La scuola ha la grande responsabilità di formare la classe dirigente di domani. E proprio le vicende delle ultime settimane dimostrano ampiamente come ci sarebbe bisogno di una classe dirigente competente, generosa e anche tecnologicamente preparata.
Ora le scuole sono chiuse; bambini, ragazzi, adolescenti a casa; docenti impegnati nella difficile sfida di dialogare ed insegnare a distanza. Un mezzo anno disperso nel vento dell’emergenza. Un’esperienza che sicuramente allargherà il divario tra ricchi e poveri, tra famiglie che possono almeno in parte supplire alla mancanza della scuola e famiglie che non hanno tempo e modo di far utilizzare strumenti tecnologici o di dedicare tempo e conoscenze ai figli.
Un’emergenza che mette ancora più in risalto le difficoltà della scuola italiana. Basti pensare che una pur graduale riapertura è ostacolata dal fatto, secondo gli ultimi dati Ocse, che l’età media degli insegnanti è di 49 anni, cinque in più della media dei paesi industrializzati. Se si comprendono le scuole materne la media sale a 52 anni. Questo vuol dire che c’è una percentuale significativa di insegnanti con più di 60 anni, un’età considerata più di altre a rischio di contagio. Un ulteriore dato negativo è il fatto che meno di metà dei docenti (il 47%) “frequentemente” o “sempre” fa utilizzare agli studenti strumenti digitali lezioni o lavori in classe. Appena un docente su tre ritiene di aver ricevuto una formazione in linea con le possibilità tecnologiche.
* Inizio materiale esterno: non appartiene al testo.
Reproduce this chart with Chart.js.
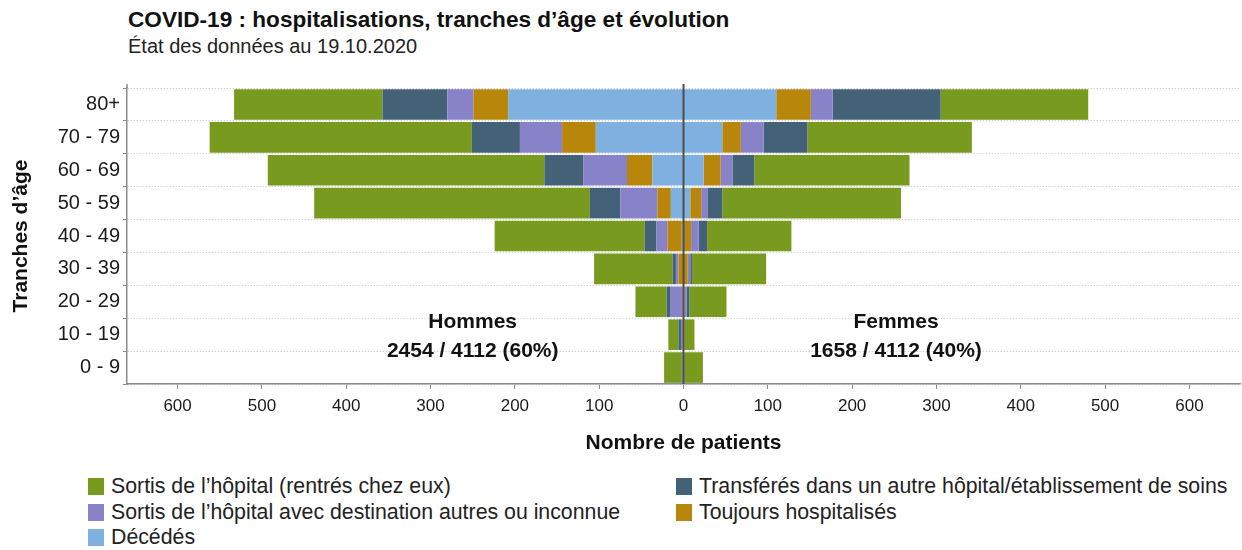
<!DOCTYPE html>
<html>
<head>
  <meta charset="UTF-8">
  <title>COVID-19 : hospitalisations, tranches d'âge et évolution</title>
  <script src="https://cdn.jsdelivr.net/npm/chart.js"></script>
  <style>
    body {
      margin: 0;
      padding: 0;
      width: 1242px;
      height: 550px;
      background-color: white;
      font-family: "Liberation Sans", Arial, sans-serif;
      color: #111;
      position: relative;
      overflow: hidden;
    }
    #titre {
      position: absolute; left: 128px; top: 6px;
      font-size: 22.6px; font-weight: bold; line-height: 28px;
    }
    #soustitre {
      position: absolute; left: 128px; top: 34px;
      font-size: 20px; color: #222; line-height: 24px;
    }
    #boite {
      position: absolute; left: 0; top: 0; width: 1242px; height: 460px;
    }
    .leg {
      position: absolute; font-size: 21.3px; color: #222;
      display: flex; align-items: center; white-space: nowrap;
    }
    .leg span.carre {
      display: inline-block; width: 16px; height: 17px; margin-right: 7px;
    }
  </style>
</head>
<body>
  <div id="titre">COVID-19 : hospitalisations, tranches d’âge et évolution</div>
  <div id="soustitre">État des données au 19.10.2020</div>
  <div id="boite"><canvas id="pyramide"></canvas></div>
  <div id="legende"></div>

  <script type="text/javascript">
    // tranches d'âge (de haut en bas)
    const tranches = ['80+', '70 - 79', '60 - 69', '50 - 59', '40 - 49', '30 - 39', '20 - 29', '10 - 19', '0 - 9'];
    const graduations = [-600, -500, -400, -300, -200, -100, 0, 100, 200, 300, 400, 500, 600];

    // hommes
    const hDecedes    = [208, 104, 37, 15, 2, 0, 0, 0, 0];
    const hToujours   = [41, 40, 30, 16, 17, 6, 1, 1, 0];
    const hAutres     = [31, 50, 52, 44, 13, 3, 15, 2, 1];
    const hTransferes = [77, 57, 46, 36, 14, 4, 4, 3, 1];
    const hSortis     = [176, 311, 328, 327, 178, 93, 37, 12, 21];

    // femmes
    const fDecedes    = [110, 46, 24, 8, 0, 0, 0, 0, 0];
    const fToujours   = [41, 22, 20, 13, 9, 5, 1, 1, 0];
    const fAutres     = [26, 27, 14, 8, 9, 3, 3, 0, 0];
    const fTransferes = [128, 52, 26, 17, 10, 2, 3, 0, 1];
    const fSortis     = [175, 195, 184, 212, 100, 88, 44, 12, 22];

    const totalHommes = 2454;
    const totalFemmes = 1658;
    const totalTous = 4112;

    const couleurs = {
      sortis: '#789a1f',
      transferes: '#436277',
      autres: '#8882c9',
      toujours: '#b8860b',
      decedes: '#7fb1e0'
    };

    const libelles = {
      sortis: 'Sortis de l’hôpital (rentrés chez eux)',
      transferes: 'Transférés dans un autre hôpital/établissement de soins',
      autres: 'Sortis de l’hôpital avec destination autres ou inconnue',
      toujours: 'Toujours hospitalisés',
      decedes: 'Décédés'
    };

    // ordre d'empilement depuis le centre
    const series = [
      ['decedes', hDecedes, fDecedes],
      ['toujours', hToujours, fToujours],
      ['autres', hAutres, fAutres],
      ['transferes', hTransferes, fTransferes],
      ['sortis', hSortis, fSortis]
    ];

    const datasets = [];
    series.forEach(function(s) {
      datasets.push({
        label: libelles[s[0]] + ' (hommes)',
        data: s[1].map(v => -v),
        backgroundColor: couleurs[s[0]],
        borderWidth: 0
      });
      datasets.push({
        label: libelles[s[0]] + ' (femmes)',
        data: s[2],
        backgroundColor: couleurs[s[0]],
        borderWidth: 0
      });
    });

    const police = '"Liberation Sans", Arial, sans-serif';

    const extras = {
      id: 'extras',
      afterDatasetsDraw(chart) {
        const ctx = chart.ctx;
        const x = chart.scales.x;
        const y = chart.scales.y;
        const a = chart.chartArea;
        ctx.save();
        // ligne du zéro
        const x0 = x.getPixelForValue(0);
        ctx.strokeStyle = '#4d4d4d';
        ctx.lineWidth = 2;
        ctx.beginPath();
        ctx.moveTo(x0, a.top - 4);
        ctx.lineTo(x0, a.bottom);
        ctx.stroke();
        // prolongement de l'axe gauche
        ctx.strokeStyle = '#8c8c8c';
        ctx.lineWidth = 1.5;
        ctx.beginPath();
        ctx.moveTo(a.left, a.top - 4);
        ctx.lineTo(a.left, a.top);
        ctx.stroke();
        // annotations
        ctx.fillStyle = '#111';
        ctx.font = 'bold 21px ' + police;
        ctx.textAlign = 'center';
        ctx.textBaseline = 'middle';
        const y1 = y.getPixelForValue(6.62);
        const y2 = y.getPixelForValue(7.5);
        const xh = x.getPixelForValue(-250);
        const xf = x.getPixelForValue(252);
        ctx.fillText('Hommes', xh, y1);
        ctx.fillText(totalHommes + ' / ' + totalTous + ' (' + Math.round(100 * totalHommes / totalTous) + '%)', xh, y2);
        ctx.fillText('Femmes', xf, y1);
        ctx.fillText(totalFemmes + ' / ' + totalTous + ' (' + Math.round(100 * totalFemmes / totalTous) + '%)', xf, y2);
        ctx.restore();
      }
    };

    new Chart(document.getElementById('pyramide').getContext('2d'), {
      type: 'bar',
      data: { labels: tranches, datasets: datasets },
      plugins: [extras],
      options: {
        indexAxis: 'y',
        responsive: true,
        maintainAspectRatio: false,
        animation: false,
        layout: { padding: { top: 88, right: 2, left: 0, bottom: 0 } },
        datasets: { bar: { barPercentage: 0.93, categoryPercentage: 1.0 } },
        plugins: {
          legend: { display: false },
          tooltip: { enabled: false }
        },
        scales: {
          x: {
            stacked: true,
            min: -660,
            max: 660,
            afterBuildTicks: function(scale) {
              scale.ticks = graduations.map(v => ({ value: v }));
            },
            afterFit: function(scale) { scale.height = 76; },
            grid: {
              drawOnChartArea: false,
              drawTicks: true,
              tickLength: 5,
              tickColor: '#8c8c8c'
            },
            border: { display: true, color: '#8c8c8c', width: 1.5 },
            ticks: {
              padding: 7,
              color: '#1a1a1a',
              font: { family: police, size: 17 },
              maxRotation: 0,
              callback: function(value) { return Math.abs(value); }
            },
            title: {
              display: true,
              text: 'Nombre de patients',
              color: '#111',
              font: { family: police, size: 21, weight: 'bold' },
              padding: { top: 0, bottom: 4 }
            }
          },
          y: {
            stacked: true,
            afterFit: function(scale) { scale.width = 127; },
            grid: {
              color: '#d4d4d4',
              lineWidth: 1,
              drawTicks: true,
              tickLength: 4,
              tickColor: '#8c8c8c'
            },
            border: { display: true, color: '#8c8c8c', width: 1.5, dash: [1.5, 1.5] },
            ticks: {
              padding: 3,
              color: '#1a1a1a',
              font: { family: police, size: 20 }
            },
            title: {
              display: true,
              text: 'Tranches d’âge',
              color: '#111',
              font: { family: police, size: 21, weight: 'bold' },
              padding: { top: 9, bottom: 0 }
            }
          }
        }
      }
    });

    // légende sur deux colonnes
    const ordreLegende = [
      ['sortis', 88, 486], ['transferes', 676, 486],
      ['autres', 88, 512], ['toujours', 676, 512],
      ['decedes', 88, 537]
    ];
    const legende = document.getElementById('legende');
    ordreLegende.forEach(function(e) {
      const d = document.createElement('div');
      d.className = 'leg';
      d.style.left = e[1] + 'px';
      d.style.top = (e[2] - 12) + 'px';
      d.style.height = '24px';
      d.innerHTML = '<span class="carre" style="background:' + couleurs[e[0]] + '"></span>' + libelles[e[0]];
      legende.appendChild(d);
    });
  </script>
</body>
</html>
Ma l’emergenza pandemia sta creando ulteriori problemi. In particolare alle scuole paritarie che si trovano di fronte ad un forte calo delle rette pagate a causa delle difficoltà economiche delle famiglie. Se non ci saranno, come avviene per altri settori, interventi di sostegno, il rischio concreto è che alla ripresa di settembre molti istituti non potranno riaprire i battenti e almeno 300mila studenti dovranno passare alla scuola pubblica. Con un costo aggiuntivo per lo Stato superiore ai due miliardi.
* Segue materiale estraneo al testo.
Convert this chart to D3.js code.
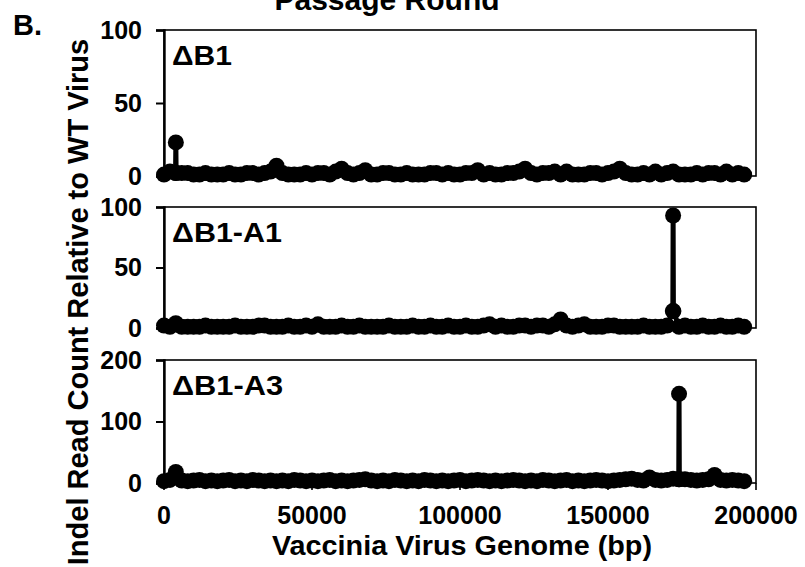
<!DOCTYPE html>
<html><head><meta charset="utf-8">
<script src="https://cdn.jsdelivr.net/npm/d3@7"></script>
<style>
body{margin:0;background:#fff}
svg{display:block}
text{font-family:"Liberation Sans",Arial,sans-serif;font-weight:bold;fill:#000}
</style>
</head><body>
<svg id="c" width="805" height="567"></svg>
<script>
// ---- data ----
const positions = [0,2000,4000,6000,8000,10000,12000,14000,16000,18000,
20000,22000,24000,26000,28000,30000,32000,34000,36000,38000,
40000,42000,44000,46000,48000,50000,52000,54000,56000,58000,
60000,62000,64000,66000,68000,70000,72000,74000,76000,78000,
80000,82000,84000,86000,88000,90000,92000,94000,96000,98000,
100000,102000,104000,106000,108000,110000,112000,114000,116000,118000,
120000,122000,124000,126000,128000,130000,132000,134000,136000,138000,
140000,142000,144000,146000,148000,150000,152000,154000,156000,158000,
160000,162000,164000,166000,168000,170000,172000,174000,176000,178000,
180000,182000,184000,186000,188000,190000,192000,194000,196000];

const valuesB1 = [1,3,23,2,2,1,1,2,1,1,
1,2,1,1,2,2,1,2,3,7,
2,1,1,1,2,1,2,2,1,3,
5,2,1,2,4,1,1,2,2,1,
1,2,1,1,1,2,2,1,2,1,
1,2,2,4,1,2,1,1,2,2,
3,5,2,1,2,2,3,1,3,1,
1,1,2,2,1,2,3,5,2,1,
1,2,1,3,1,2,3,1,1,1,
2,1,2,2,1,3,1,2,1];
const extraB1 = [[3900,2],[4100,2]];

const valuesA1 = [2,1,4,1,1,1,1,2,1,1,
1,1,2,1,1,1,2,2,1,1,
1,2,1,1,2,1,3,1,1,1,
2,1,1,2,1,1,1,1,2,1,
1,1,2,1,1,2,1,1,2,1,
1,2,1,1,2,3,1,2,1,1,
2,2,1,2,2,1,3,7,2,1,
2,3,1,1,1,2,2,1,1,1,
1,2,1,1,1,2,93,1,2,1,
1,2,1,1,2,1,1,2,1];
const extraA1 = [[171900,14],[172100,14]];

const valuesA3 = [3,5,18,4,3,4,5,3,4,3,
4,5,3,4,3,5,4,3,4,3,
4,3,5,4,3,4,3,4,5,3,
4,3,4,5,6,4,3,4,3,5,
4,3,4,3,5,4,3,4,3,4,
5,3,4,5,4,3,4,3,4,5,
4,3,4,3,5,4,3,4,5,3,
4,3,4,5,4,3,4,5,6,7,
5,4,9,5,4,5,7,145,6,5,
4,5,6,13,5,4,5,4,3];
const extraA3 = [[173900,6],[174100,6]];

const panelNames = ["\u0394B1","\u0394B1-A1","\u0394B1-A3"];
const yMax = [100,100,200];
const yTicks = [[0,50,100],[0,50,100],[0,100,200]];
const xTicks = [0,50000,100000,150000,200000];

// ---- layout ----
const svg = d3.select("#c");
const x = d3.scaleLinear().domain([0,200000]).range([164,756]);
const panelTop = [30,207,360];
const panelBottom = [176,328,483];
const labelWidths = [60,110,111];

const series = [
  {vals: valuesB1, extra: extraB1},
  {vals: valuesA1, extra: extraA1},
  {vals: valuesA3, extra: extraA3}
];

series.forEach((s,k)=>{
  const y = d3.scaleLinear().domain([0,yMax[k]]).range([panelBottom[k],panelTop[k]]);
  const pts = positions.map((p,i)=>[p,s.vals[i]]).concat(s.extra).sort((a,b)=>a[0]-b[0]);
  const g = svg.append("g");
  g.append("rect").attr("x",x(0)).attr("y",panelTop[k])
    .attr("width",x(200000)-x(0)).attr("height",panelBottom[k]-panelTop[k])
    .attr("fill","none").attr("stroke","#000").attr("stroke-width",1.6);
  const ax = g.append("g").attr("transform",`translate(${x(0)},0)`)
    .call(d3.axisLeft(y).tickValues(yTicks[k]).tickSize(8).tickPadding(14).tickFormat(d3.format("d")));
  ax.select(".domain").attr("stroke-width",2.4);
  ax.selectAll(".tick line").attr("stroke-width",2);
  ax.selectAll(".tick text").style("font-size","25px").style("font-family","'Liberation Sans',Arial,sans-serif").style("font-weight","bold").attr("fill","#000");
  g.append("path").datum(pts)
    .attr("d",d3.line().x(d=>x(d[0])).y(d=>y(d[1])))
    .attr("fill","none").attr("stroke","#000").attr("stroke-width",5).attr("stroke-linejoin","round");
  g.selectAll("circle").data(pts).join("circle")
    .attr("cx",d=>x(d[0])).attr("cy",d=>y(d[1])).attr("r",8).attr("fill","#000");
  g.append("text").attr("x",172).attr("y",panelTop[k]+35)
    .attr("textLength",labelWidths[k]).attr("lengthAdjust","spacingAndGlyphs")
    .style("font-size","27px").text(panelNames[k]);
  if(k===2){
    xTicks.forEach(t=>{
      g.append("line").attr("x1",x(t)).attr("x2",x(t)).attr("y1",panelBottom[k]).attr("y2",panelBottom[k]+7)
        .attr("stroke","#000").attr("stroke-width",1.6);
      g.append("text").attr("x",x(t)).attr("y",panelBottom[k]+41).attr("text-anchor","middle")
        .style("font-size","25px").text(t);
    });
  }
});

svg.append("text").attr("x",462).attr("y",555).attr("text-anchor","middle")
  .attr("textLength",380).attr("lengthAdjust","spacingAndGlyphs")
  .style("font-size","28px").text("Vaccinia Virus Genome (bp)");
svg.append("text").attr("transform","translate(88,302) rotate(-90)").attr("text-anchor","middle")
  .style("font-size","29px").text("Indel Read Count Relative to WT Virus");
svg.append("text").attr("x",13).attr("y",35).style("font-size","29px").text("B.");
svg.append("text").attr("x",387).attr("y",10).attr("text-anchor","middle")
  .style("font-size","30px").text("Passage Round");
</script>
</body></html>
Ma non c’è solo il tema economico. Il problema più rilevante è che si andrebbe ancora di più ad affermare il monopolio statale dell’educazione, un monopolio che è “la vera, acuta, pervasiva malattia della scuola italiana. Il monopolio statale nella gestione dell’istruzione è negazione di libertà; è in contrasto con la giustizia sociale; devasta l’efficienza della scuola. E favorisce l’irresponsabilità di studenti, talvolta anche quella di alcuni insegnanti e, oggi, pure quella di non pochi genitori”. Sono parole di Dario Antiseri, uno dei più illustri filosofi italiani, in una lettera raccomandata ai politici italiani: “Più libertà per una scuola migliore” (Ed. Rubbettino, e.book scaricabile gratuitamente). Un libro di poche pagine, ma drastico e tagliente nei giudizi, per sottolineare come anche nel sistema scolastico una sana e aperta concorrenza non può che aiutare la stessa scuola pubblica a migliorare la propria offerta formativa. Una competizione nel senso etimologico della parola: tendere insieme verso una stessa meta. Eppure l’Italia corre sempre di più verso un controllo sempre più esteso dello Stato in molte dimensioni economiche e sociali: eppure i ponti cadono sia che siano gestiti dai privati, come a Genova, sia che siano gestiti da enti pubblici, come il ponte sul Magra.
Per la scuola è in gioco il futuro dei giovani, ma è in gioco anche la libertà come valore così come il diritto dei genitori di scegliere come educare i propri figli. Ma purtroppo, come scrive Antiseri, le scuole private in Italia sono libere solo di morire.